Der Katalog zu „Vor dem Gesetz“ deckt mit vielen Fotos eine weitere Verbindung zwischen der Nachkriegsskulptur und dem Genre der Installation auf: Auf der ersten Documenta in Kassel, aber auch bei vielen Skulpturen im Raum der zerstörten Städte, erzeugte die Beziehung zum Standort und seiner Geschichte eine entscheidende Ebene der Bedeutung. Ganz anders als die Floskel von der „Stunde null“, die einen Neuanfang auf einer Tabula rasa suggeriert, zeugen diese Fotografien davon, wie die Werke gerade mit dem Wissen um Krieg und Zerstörung bestehen wollten. Der Kontext als Bedeutungsgeber, erst in den Installationen wird daraus ein schon in die Kunst selbst verlagertes Bauprinzip.

In der Ausstellung sieht man zwar keine dieser historischen Fotografien, dafür aber eine Serie von Candida Höfer, die mit der Kamera die Interaktion zwischen Skulptur und Betrachtern reflektiert am Beispiel „Der Bürger von Calais“. Sie hat zwölf Abgüsse dieser klassischen Skulpturengruppe von Auguste Rodin auf öffentlichen Plätzen und in Museen aufgesucht. Im Raum neben ihren Fotografien zieht eine skurrile Figurengruppe, „Bródno People“, die Pawel Althamer analog zu den Bürgern von Calais 2010 mit zwei Freunden aus viel Schrott gebaut hat, auf ein Fenster mit Rheinblick zu. Sie tragen Helme, Schutzanzüge und Masken, wie ein Haufen heruntergekommener Raumfahrer: Das Ende von Science-Fiction im Zivilisationsmüll.

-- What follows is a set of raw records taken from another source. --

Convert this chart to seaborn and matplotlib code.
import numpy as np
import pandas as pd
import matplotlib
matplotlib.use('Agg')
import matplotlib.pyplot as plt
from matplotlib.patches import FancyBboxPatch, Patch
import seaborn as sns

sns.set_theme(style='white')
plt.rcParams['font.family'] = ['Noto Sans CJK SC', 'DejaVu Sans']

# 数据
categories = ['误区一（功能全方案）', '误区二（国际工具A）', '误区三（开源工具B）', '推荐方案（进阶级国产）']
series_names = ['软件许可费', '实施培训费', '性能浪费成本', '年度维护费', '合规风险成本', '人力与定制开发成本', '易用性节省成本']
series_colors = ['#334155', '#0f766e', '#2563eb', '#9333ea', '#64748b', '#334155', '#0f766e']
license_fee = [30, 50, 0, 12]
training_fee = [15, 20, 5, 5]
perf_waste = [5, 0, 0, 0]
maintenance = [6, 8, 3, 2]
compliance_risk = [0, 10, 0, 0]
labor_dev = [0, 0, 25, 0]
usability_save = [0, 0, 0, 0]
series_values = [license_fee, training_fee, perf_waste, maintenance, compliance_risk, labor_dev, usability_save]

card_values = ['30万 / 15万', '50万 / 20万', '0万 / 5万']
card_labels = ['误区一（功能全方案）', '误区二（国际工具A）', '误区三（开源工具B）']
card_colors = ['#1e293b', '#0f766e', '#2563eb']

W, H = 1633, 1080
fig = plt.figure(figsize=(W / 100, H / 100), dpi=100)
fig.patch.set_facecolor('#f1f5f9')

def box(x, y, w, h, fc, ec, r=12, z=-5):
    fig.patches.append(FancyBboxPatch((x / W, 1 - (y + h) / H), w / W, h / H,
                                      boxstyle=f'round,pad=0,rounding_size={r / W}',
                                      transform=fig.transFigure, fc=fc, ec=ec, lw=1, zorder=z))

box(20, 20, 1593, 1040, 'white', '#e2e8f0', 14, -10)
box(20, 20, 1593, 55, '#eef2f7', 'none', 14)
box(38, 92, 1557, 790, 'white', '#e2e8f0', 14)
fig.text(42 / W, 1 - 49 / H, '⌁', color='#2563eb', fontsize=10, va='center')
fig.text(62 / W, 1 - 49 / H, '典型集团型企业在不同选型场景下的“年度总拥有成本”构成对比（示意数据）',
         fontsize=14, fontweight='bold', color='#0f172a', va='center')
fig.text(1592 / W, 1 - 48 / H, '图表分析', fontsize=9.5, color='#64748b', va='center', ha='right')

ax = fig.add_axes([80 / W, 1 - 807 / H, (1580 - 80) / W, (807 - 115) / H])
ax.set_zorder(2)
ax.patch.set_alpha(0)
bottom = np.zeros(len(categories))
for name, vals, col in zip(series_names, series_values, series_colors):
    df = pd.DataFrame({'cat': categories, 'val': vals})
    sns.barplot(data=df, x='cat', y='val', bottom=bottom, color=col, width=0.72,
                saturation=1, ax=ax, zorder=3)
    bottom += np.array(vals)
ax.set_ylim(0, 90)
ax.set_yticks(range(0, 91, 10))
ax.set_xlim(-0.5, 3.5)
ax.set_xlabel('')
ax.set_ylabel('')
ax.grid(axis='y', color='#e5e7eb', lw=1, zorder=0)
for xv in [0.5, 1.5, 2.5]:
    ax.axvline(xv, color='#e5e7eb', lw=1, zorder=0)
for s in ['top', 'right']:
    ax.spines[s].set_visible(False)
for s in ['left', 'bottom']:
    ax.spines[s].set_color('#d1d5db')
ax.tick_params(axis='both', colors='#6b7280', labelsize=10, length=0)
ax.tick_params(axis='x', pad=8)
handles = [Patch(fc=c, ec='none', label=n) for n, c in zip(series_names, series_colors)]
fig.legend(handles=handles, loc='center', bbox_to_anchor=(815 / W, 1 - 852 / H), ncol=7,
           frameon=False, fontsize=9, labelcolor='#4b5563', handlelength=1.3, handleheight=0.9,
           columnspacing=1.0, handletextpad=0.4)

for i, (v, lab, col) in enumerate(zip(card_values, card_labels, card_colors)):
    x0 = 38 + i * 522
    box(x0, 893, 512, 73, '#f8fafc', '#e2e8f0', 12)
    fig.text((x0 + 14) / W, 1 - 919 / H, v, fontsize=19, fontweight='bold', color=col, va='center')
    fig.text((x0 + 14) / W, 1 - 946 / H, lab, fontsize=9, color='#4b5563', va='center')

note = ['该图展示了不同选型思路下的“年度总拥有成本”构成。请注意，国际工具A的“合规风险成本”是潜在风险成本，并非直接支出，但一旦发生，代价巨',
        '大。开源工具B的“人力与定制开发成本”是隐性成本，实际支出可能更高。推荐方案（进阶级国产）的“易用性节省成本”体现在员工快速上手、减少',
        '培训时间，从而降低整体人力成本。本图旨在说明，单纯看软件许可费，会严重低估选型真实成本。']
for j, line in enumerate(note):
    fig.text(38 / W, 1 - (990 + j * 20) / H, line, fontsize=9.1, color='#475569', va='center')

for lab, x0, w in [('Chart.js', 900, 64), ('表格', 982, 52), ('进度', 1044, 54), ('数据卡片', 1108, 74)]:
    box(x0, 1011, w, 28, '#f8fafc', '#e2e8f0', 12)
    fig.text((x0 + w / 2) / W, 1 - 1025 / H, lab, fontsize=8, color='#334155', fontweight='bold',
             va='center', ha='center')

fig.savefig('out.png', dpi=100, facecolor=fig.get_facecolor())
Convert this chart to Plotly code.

Mit solchen Setzungen macht die Ausstellung Kunst auch als einen Raum sichtbar, in dem gesetzte Positionen neu zur Verhandlung, Umdeutung, Erweiterung anstehen können. Damit legt sich über die erste Ebene der unmittelbaren Ansprache eine zweite, die sichtbar werden lässt, wie dafür immer nach einem neuen Weg gesucht werden muss. Genau das geschieht hier.